── INFORMATION SHOWN

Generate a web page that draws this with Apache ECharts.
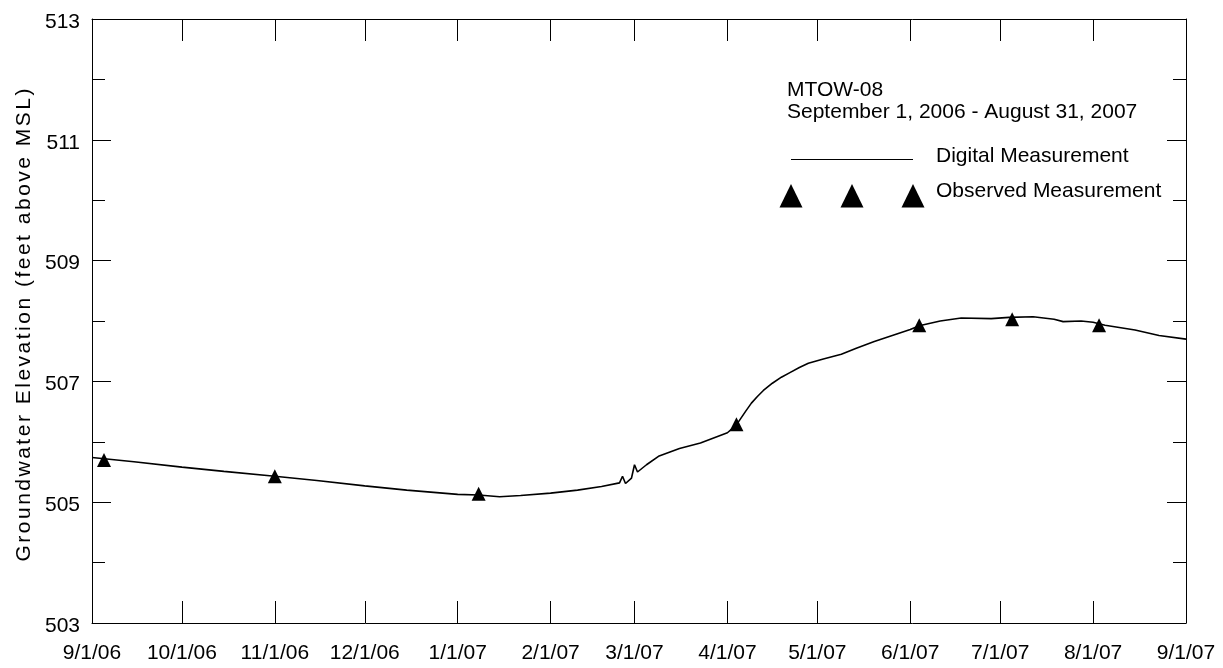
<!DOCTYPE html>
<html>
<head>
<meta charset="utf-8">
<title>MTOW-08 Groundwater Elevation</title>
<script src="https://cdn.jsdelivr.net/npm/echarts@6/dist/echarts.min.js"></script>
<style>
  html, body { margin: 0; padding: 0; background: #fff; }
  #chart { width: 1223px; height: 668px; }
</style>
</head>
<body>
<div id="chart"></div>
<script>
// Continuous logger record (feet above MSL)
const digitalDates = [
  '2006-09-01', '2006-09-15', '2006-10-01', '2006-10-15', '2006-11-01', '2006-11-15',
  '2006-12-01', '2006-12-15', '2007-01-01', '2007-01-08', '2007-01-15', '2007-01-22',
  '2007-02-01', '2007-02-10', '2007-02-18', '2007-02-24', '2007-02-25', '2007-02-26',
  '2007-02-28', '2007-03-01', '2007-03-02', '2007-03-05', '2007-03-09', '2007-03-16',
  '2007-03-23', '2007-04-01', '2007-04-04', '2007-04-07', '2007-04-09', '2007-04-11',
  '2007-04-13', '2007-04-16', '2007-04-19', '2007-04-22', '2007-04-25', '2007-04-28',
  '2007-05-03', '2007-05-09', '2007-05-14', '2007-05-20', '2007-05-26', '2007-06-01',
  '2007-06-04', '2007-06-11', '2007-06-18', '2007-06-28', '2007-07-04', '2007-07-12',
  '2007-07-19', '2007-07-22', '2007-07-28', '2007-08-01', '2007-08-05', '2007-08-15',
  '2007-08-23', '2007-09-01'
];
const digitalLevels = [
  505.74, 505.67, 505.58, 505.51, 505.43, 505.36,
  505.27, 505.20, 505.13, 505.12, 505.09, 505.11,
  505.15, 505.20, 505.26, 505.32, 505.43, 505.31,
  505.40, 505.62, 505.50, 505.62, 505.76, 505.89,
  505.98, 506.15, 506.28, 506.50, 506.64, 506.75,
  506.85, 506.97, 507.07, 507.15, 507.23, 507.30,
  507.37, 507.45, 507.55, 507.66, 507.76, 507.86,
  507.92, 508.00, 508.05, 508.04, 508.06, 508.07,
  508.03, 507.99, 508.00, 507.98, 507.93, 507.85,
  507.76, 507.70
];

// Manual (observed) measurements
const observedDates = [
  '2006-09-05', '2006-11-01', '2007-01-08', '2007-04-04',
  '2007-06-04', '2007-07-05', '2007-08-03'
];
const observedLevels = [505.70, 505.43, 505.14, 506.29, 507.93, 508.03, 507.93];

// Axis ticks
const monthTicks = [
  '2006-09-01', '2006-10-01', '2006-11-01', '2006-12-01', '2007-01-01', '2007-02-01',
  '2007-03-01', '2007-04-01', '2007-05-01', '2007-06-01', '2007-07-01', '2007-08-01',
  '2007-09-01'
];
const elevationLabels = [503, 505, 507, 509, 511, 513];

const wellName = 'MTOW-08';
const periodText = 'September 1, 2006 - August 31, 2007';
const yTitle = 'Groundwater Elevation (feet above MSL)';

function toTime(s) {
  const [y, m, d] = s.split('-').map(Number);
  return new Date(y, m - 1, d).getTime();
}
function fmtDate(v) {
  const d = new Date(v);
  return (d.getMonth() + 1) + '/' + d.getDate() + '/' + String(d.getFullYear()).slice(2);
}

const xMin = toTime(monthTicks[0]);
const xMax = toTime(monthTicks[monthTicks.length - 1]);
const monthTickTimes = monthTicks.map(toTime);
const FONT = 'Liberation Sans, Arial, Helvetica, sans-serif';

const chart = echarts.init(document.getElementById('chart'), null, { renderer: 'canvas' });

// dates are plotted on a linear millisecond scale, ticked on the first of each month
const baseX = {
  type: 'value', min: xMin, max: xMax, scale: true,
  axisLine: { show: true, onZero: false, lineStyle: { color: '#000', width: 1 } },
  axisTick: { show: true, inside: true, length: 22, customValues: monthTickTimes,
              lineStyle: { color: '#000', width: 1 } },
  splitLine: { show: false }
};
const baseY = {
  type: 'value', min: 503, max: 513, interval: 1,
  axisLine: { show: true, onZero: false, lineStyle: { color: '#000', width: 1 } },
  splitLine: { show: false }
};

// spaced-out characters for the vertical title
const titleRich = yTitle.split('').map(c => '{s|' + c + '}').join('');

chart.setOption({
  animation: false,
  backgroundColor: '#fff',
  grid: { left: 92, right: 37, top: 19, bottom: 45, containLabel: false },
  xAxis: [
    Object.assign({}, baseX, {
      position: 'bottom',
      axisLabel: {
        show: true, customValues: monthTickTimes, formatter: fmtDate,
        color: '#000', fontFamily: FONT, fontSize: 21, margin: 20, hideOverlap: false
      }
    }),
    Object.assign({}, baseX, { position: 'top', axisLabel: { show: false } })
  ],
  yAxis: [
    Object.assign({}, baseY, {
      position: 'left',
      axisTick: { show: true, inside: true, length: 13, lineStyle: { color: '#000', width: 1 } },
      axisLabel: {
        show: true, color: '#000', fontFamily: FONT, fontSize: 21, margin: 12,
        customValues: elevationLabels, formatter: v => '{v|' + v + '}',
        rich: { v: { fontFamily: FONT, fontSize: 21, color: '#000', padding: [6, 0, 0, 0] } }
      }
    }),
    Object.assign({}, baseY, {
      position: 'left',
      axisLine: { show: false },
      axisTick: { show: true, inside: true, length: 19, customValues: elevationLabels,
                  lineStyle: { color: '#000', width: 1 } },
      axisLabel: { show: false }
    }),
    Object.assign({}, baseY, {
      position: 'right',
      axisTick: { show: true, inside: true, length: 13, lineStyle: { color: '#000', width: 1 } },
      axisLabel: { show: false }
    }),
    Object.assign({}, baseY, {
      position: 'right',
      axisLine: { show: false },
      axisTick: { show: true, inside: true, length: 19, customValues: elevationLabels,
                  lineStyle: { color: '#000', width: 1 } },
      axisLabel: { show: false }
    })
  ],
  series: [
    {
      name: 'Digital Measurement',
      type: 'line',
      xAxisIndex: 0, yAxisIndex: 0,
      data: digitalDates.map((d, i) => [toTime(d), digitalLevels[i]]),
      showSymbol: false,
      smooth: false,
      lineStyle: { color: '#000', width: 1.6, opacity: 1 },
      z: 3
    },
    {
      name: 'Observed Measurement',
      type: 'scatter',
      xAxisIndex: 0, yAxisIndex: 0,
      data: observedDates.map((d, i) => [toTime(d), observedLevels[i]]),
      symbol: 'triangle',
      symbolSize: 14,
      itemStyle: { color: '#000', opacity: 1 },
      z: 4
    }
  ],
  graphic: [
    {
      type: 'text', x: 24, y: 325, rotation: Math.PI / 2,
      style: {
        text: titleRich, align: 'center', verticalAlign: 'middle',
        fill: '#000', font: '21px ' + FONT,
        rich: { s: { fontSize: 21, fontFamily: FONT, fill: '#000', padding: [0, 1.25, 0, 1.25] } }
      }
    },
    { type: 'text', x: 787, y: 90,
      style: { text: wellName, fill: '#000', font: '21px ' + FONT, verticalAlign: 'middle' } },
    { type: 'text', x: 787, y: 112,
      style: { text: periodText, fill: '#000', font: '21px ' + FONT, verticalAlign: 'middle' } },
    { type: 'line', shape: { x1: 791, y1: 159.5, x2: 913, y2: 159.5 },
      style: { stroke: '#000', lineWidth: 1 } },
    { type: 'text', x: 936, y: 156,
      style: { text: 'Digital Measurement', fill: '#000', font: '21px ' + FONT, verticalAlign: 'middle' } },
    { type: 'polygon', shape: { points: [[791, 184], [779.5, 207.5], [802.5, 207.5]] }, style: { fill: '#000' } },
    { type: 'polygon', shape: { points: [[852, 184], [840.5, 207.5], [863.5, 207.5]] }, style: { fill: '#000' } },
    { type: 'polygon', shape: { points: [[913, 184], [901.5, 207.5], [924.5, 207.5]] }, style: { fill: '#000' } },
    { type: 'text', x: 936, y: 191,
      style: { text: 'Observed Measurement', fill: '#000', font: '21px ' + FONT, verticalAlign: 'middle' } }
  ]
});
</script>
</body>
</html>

────

• SHORT TASK:
Up to and including the line containing "507.93, 508.03, 507.93];", repeat every line from the start of the data, but none of the pictures.

• SOLUTION:
Generate a web page that draws this with Apache ECharts.
<!DOCTYPE html>
<html>
<head>
<meta charset="utf-8">
<title>MTOW-08 Groundwater Elevation</title>
<script src="https://cdn.jsdelivr.net/npm/echarts@6/dist/echarts.min.js"></script>
<style>
  html, body { margin: 0; padding: 0; background: #fff; }
  #chart { width: 1223px; height: 668px; }
</style>
</head>
<body>
<div id="chart"></div>
<script>
// Continuous logger record (feet above MSL)
const digitalDates = [
  '2006-09-01', '2006-09-15', '2006-10-01', '2006-10-15', '2006-11-01', '2006-11-15',
  '2006-12-01', '2006-12-15', '2007-01-01', '2007-01-08', '2007-01-15', '2007-01-22',
  '2007-02-01', '2007-02-10', '2007-02-18', '2007-02-24', '2007-02-25', '2007-02-26',
  '2007-02-28', '2007-03-01', '2007-03-02', '2007-03-05', '2007-03-09', '2007-03-16',
  '2007-03-23', '2007-04-01', '2007-04-04', '2007-04-07', '2007-04-09', '2007-04-11',
  '2007-04-13', '2007-04-16', '2007-04-19', '2007-04-22', '2007-04-25', '2007-04-28',
  '2007-05-03', '2007-05-09', '2007-05-14', '2007-05-20', '2007-05-26', '2007-06-01',
  '2007-06-04', '2007-06-11', '2007-06-18', '2007-06-28', '2007-07-04', '2007-07-12',
  '2007-07-19', '2007-07-22', '2007-07-28', '2007-08-01', '2007-08-05', '2007-08-15',
  '2007-08-23', '2007-09-01'
];
const digitalLevels = [
  505.74, 505.67, 505.58, 505.51, 505.43, 505.36,
  505.27, 505.20, 505.13, 505.12, 505.09, 505.11,
  505.15, 505.20, 505.26, 505.32, 505.43, 505.31,
  505.40, 505.62, 505.50, 505.62, 505.76, 505.89,
  505.98, 506.15, 506.28, 506.50, 506.64, 506.75,
  506.85, 506.97, 507.07, 507.15, 507.23, 507.30,
  507.37, 507.45, 507.55, 507.66, 507.76, 507.86,
  507.92, 508.00, 508.05, 508.04, 508.06, 508.07,
  508.03, 507.99, 508.00, 507.98, 507.93, 507.85,
  507.76, 507.70
];

// Manual (observed) measurements
const observedDates = [
  '2006-09-05', '2006-11-01', '2007-01-08', '2007-04-04',
  '2007-06-04', '2007-07-05', '2007-08-03'
];
const observedLevels = [505.70, 505.43, 505.14, 506.29, 507.93, 508.03, 507.93];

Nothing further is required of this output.